As the Swiss referendum showed, the dichotomy extends far beyond Britain. Switzerland's 400,000 Muslims (four per cent of population) are mostly Bosnians and entirely European in looks and lifestyle. Switzerland has only four mosques with minarets. Nevertheless, the populist Swiss People's Party pressed for the referendum to ban minarets, its Mr Ulrich Schluer citing the European Union court's proscription of crucifixes in Italian schools to argue that Muslims should not display totems of their faith either. SPP posters of a veiled Muslim woman against a background of missile-shaped minarets recalled Turkey's Prime Minister Tayyip Erdogan referring to minarets as the bayonets of Islam.

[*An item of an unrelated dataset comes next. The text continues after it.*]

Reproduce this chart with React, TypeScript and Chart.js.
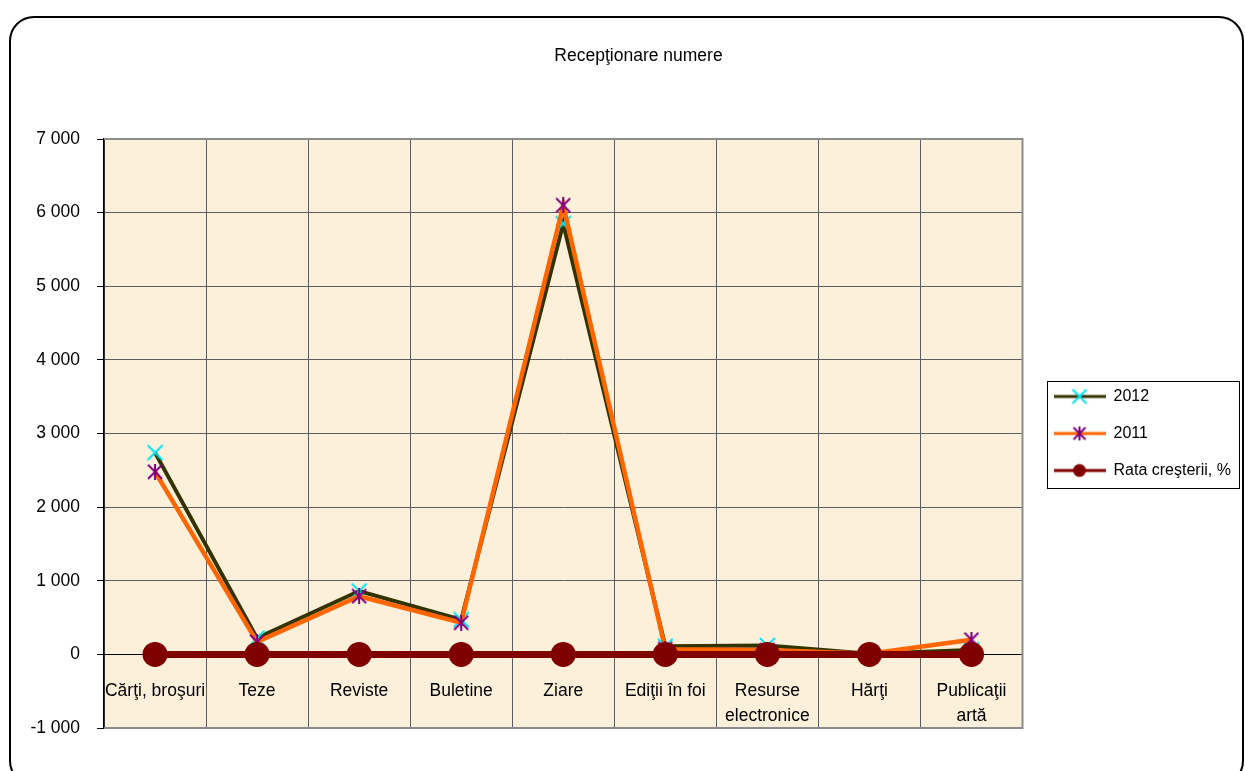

With European intolerance and Muslim bigotry feeding on each other, 57.5 per cent of respondents supported the SPP. Though the ban must be framed into law, it does not really hit out at Islam. For, as Mr Taj Hargay, chairman of Oxford's Muslim Educational Centre and imam of the Summertown Islamic Congregation, points out, minarets are "not integral to contemporary mosque design." Thanks to today's sophisticated communications technology, muezzins no longer need lung power to summon the faithful to prayer. Minarets are no more than a form of ornamentation like pointed arches. In any case, Swiss laws on noise pollution rather defeat the minaret's original purpose.

But tradition makes prisoners of men, and no one will admit that customs and practices that were desirable in the boundless sands of 15th century Arabia are not so in a busy 21st century European city. The real damage is psychological. As the president of the Zurich-based Federation of Islamic Organizations, Mr Taner Hatipoglu, warns, the ban will have a negative impact on Muslim relations with and "social integration" in mainstream society.

As with Vande Mataram, it's the perception that matters more than the substance.